Of course, conflicts don’t just affect generational divides. They mostly result from different personality types and ways of communicating. Simply put, people just don’t understand each other. While every generation uses its own colloquial language with new words dominating daily speech that the older generation can somehow still get used to, every personality type also uses its own language and subconsciously expects to be addressed similarly. That makes things complicated. This isn’t about words and body language, it’s about much more. It’s about the way we address people, the frequency, the interest in communication or an exchange at all. One person needs facts and data, structures, and evidence for their work and above all, their sense of well-being. Another communicates in a more emotional way and brings up the facts only as a secondary issue. While some people tend to be annoyed by too much sentimentality and beating around the bush, others need to feel that they are interested in them, their character, and their work is valued.

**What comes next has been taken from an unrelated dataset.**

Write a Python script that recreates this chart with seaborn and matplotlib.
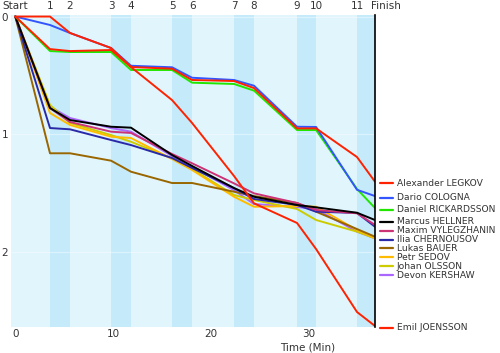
import matplotlib
matplotlib.use("Agg")
import matplotlib.pyplot as plt
import matplotlib.transforms as mtransforms
import pandas as pd
import seaborn as sns

CHECKPOINTS = ["Start", "1", "2", "3", "4", "5", "6", "7", "8", "9", "10", "11", "Finish"]
CHECKPOINT_MIN = [0, 3.55, 5.60, 9.80, 11.84, 16.04, 18.09, 22.38, 24.43, 28.83, 30.78, 34.97, 36.81]

# gap behind the leader at each checkpoint
LEGKOV = [0, 0, 0.14, 0.268, 0.43, 0.444, 0.54, 0.549, 0.609, 0.952, 0.952, 1.196, 1.406]
COLOGNA = [0, 0.072, 0.14, 0.268, 0.419, 0.432, 0.521, 0.540, 0.589, 0.938, 0.940, 1.475, 1.528]
RICKARDSSON = [0, 0.294, 0.302, 0.302, 0.455, 0.455, 0.563, 0.574, 0.631, 0.966, 0.966, 1.468, 1.630]
HELLNER = [0, 0.779, 0.881, 0.938, 0.946, 1.179, 1.272, 1.460, 1.534, 1.604, 1.624, 1.670, 1.732]
VYLEGZHANIN = [0, 0.779, 0.898, 0.980, 0.991, 1.170, 1.249, 1.420, 1.505, 1.587, 1.647, 1.675, 1.774]
CHERNOUSOV = [0, 0.949, 0.960, 1.051, 1.094, 1.204, 1.289, 1.460, 1.553, 1.604, 1.661, 1.672, 1.789]
BAUER = [0, 1.164, 1.164, 1.227, 1.321, 1.417, 1.417, 1.491, 1.528, 1.587, 1.661, 1.809, 1.874]
SEDOV = [0, 0.821, 0.923, 1.023, 1.034, 1.213, 1.306, 1.534, 1.619, 1.613, 1.619, 1.817, 1.885]
OLSSON = [0, 0.753, 0.906, 1.009, 1.066, 1.207, 1.298, 1.519, 1.562, 1.638, 1.732, 1.831, 1.888]
KERSHAW = [0, 0.768, 0.864, 0.949, 0.980, 1.187, 1.281, 1.477, 1.596, 1.621, 1.638, 1.831, 1.888]
JOENSSON = [0, 0.277, 0.294, 0.285, 0.43, 0.711, 0.906, 1.357, 1.590, 1.757, 1.979, 2.515, 2.634]

NAMES = ["Alexander LEGKOV", "Dario COLOGNA", "Daniel RICKARDSSON", "Marcus HELLNER",
         "Maxim VYLEGZHANIN", "Ilia CHERNOUSOV", "Lukas BAUER", "Petr SEDOV",
         "Johan OLSSON", "Devon KERSHAW", "Emil JOENSSON"]
GAPS = [LEGKOV, COLOGNA, RICKARDSSON, HELLNER, VYLEGZHANIN, CHERNOUSOV, BAUER,
        SEDOV, OLSSON, KERSHAW, JOENSSON]
COLORS = ["#ff2200", "#3355ff", "#22e600", "#000000", "#cc3377", "#2a2aa8",
          "#996600", "#ffbb00", "#cccc00", "#aa66ff", "#ff2200"]

BG = "#e1f5fd"
BAND = "#c5ebfb"


def build_frame():
    rows = []
    for name, gaps in zip(NAMES, GAPS):
        for t, g in zip(CHECKPOINT_MIN, gaps):
            rows.append({"skier": name, "minute": t, "gap": g})
    return pd.DataFrame(rows)


def label_positions(spacing=0.0757):
    pos = []
    for gaps in GAPS:
        y = gaps[-1]
        if pos:
            y = max(y, pos[-1] + spacing)
        pos.append(y)
    return pos


def main():
    sns.set_style("white")
    plt.rcParams["font.family"] = ["DejaVu Sans"]
    plt.rcParams["font.size"] = 6.6

    df = build_frame()
    fig = plt.figure(figsize=(5, 3.53), dpi=100)
    ax = fig.add_axes([0.022, 0.0745, 0.728, 0.883])
    ax.set_facecolor(BG)

    finish = CHECKPOINT_MIN[-1]
    for a, b in zip(CHECKPOINT_MIN[1::2], CHECKPOINT_MIN[2::2]):
        ax.axvspan(a, b, color=BAND, lw=0, zorder=0)

    draw_order = NAMES[3:10][::-1] + NAMES[:3][::-1] + [NAMES[10]]
    sns.lineplot(data=df, x="minute", y="gap", hue="skier", hue_order=draw_order,
                 palette=dict(zip(NAMES, COLORS)), sort=False, estimator=None,
                 linewidth=1.4, legend=False, ax=ax)

    ax.set_xlim(-0.44, finish)
    ax.set_ylim(2.64, -0.013)
    ax.set_xticks([0, 10, 20, 30])
    ax.set_yticks([0, 1, 2])
    ax.grid(axis="y", color="white", lw=0.8, alpha=0.4)
    ax.tick_params(length=0, pad=2, colors="#333333", labelsize=7.5)
    for side in ["top", "left", "bottom"]:
        ax.spines[side].set_visible(False)
    ax.spines["right"].set_color("black")
    ax.spines["right"].set_linewidth(1.2)
    ax.set_ylabel("")
    ax.set_xlabel("Time (Min)", color="#333333", fontsize=7.5)
    ax.xaxis.set_label_coords(0.816, -0.068)
    ax.xaxis.label.set_va("center")

    top = mtransforms.blended_transform_factory(ax.transData, ax.transAxes)
    for lab, t in zip(CHECKPOINTS, CHECKPOINT_MIN):
        dx = 8 if lab == "Finish" else 0
        ax.annotate(lab, xy=(t, 1.029), xycoords=top, xytext=(dx, 0),
                    textcoords="offset points", ha="center", va="center",
                    color="#333333", fontsize=7.5, annotation_clip=False)

    side = mtransforms.blended_transform_factory(ax.transAxes, ax.transData)
    for name, color, y in zip(NAMES, COLORS, label_positions()):
        ax.plot([1.0137, 1.0486], [y + 0.015, y + 0.015], color=color, lw=1.6,
                transform=side, clip_on=False)
        ax.text(1.0604, y + 0.015, name, transform=side, ha="left", va="center",
                color="#333333", clip_on=False)

    fig.savefig("out.png", dpi=100)
    plt.close(fig)


if __name__ == "__main__":
    main()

Different expectations quickly lead to conflicts, especially if you communicate in different ways. But if you know each other’s expectations and try to meet them, at least in part, then you’ve already taken a big step forward.

If you also recognize commonalities and use them as a basis for developing agile teams, collaboration can be nearly seamless. If there are professional differences in opinion, these are more likely to be interpreted as a sign of the high-quality requirement to find the best solution together. “Yes, but…” Questioning many things first is one of the common characteristics of developers of all generations. The job is fun when you can contribute yourself and your expertise, when you can shape, discuss, and change things. More or less, that’s what most developers have in common.

Companies have long since recognized that you can’t do without Millennials to explain the world to you, and you can’t do without the 50+ generation. Today’s complex software projects need these influences: the know-how and personalities from all generations. But in order to get the most out of agile and mixed teams, companies also have to respond precisely to different expectations and avoid a culture of envy. In many places, corporate management and HR development are already addressing each generation’s different requirements. Company benefits vary greatly, and everyone can choose from a portfolio of benefits and how they would like to assemble their own package of additional services. This kind of cafeteria system as a model of work motivation is used in connection with flexible working time and time management. It includes suggestions for individuals to choose between different options and service offers on how to receive a predetermined share of their income. This model has been around for a while, but the offering has expanded to include options for families or lifestyles, for example (Fig. 1).


The war for talent is still heating up and companies are fighting for the best IT professionals with innovative working conditions and additional employer benefits. Everyone defines their dream job differently and has the chance to find it. Intergenerational collaboration works best when all generations embrace their different expectations and working styles and are willing to accept their differences and find common ground.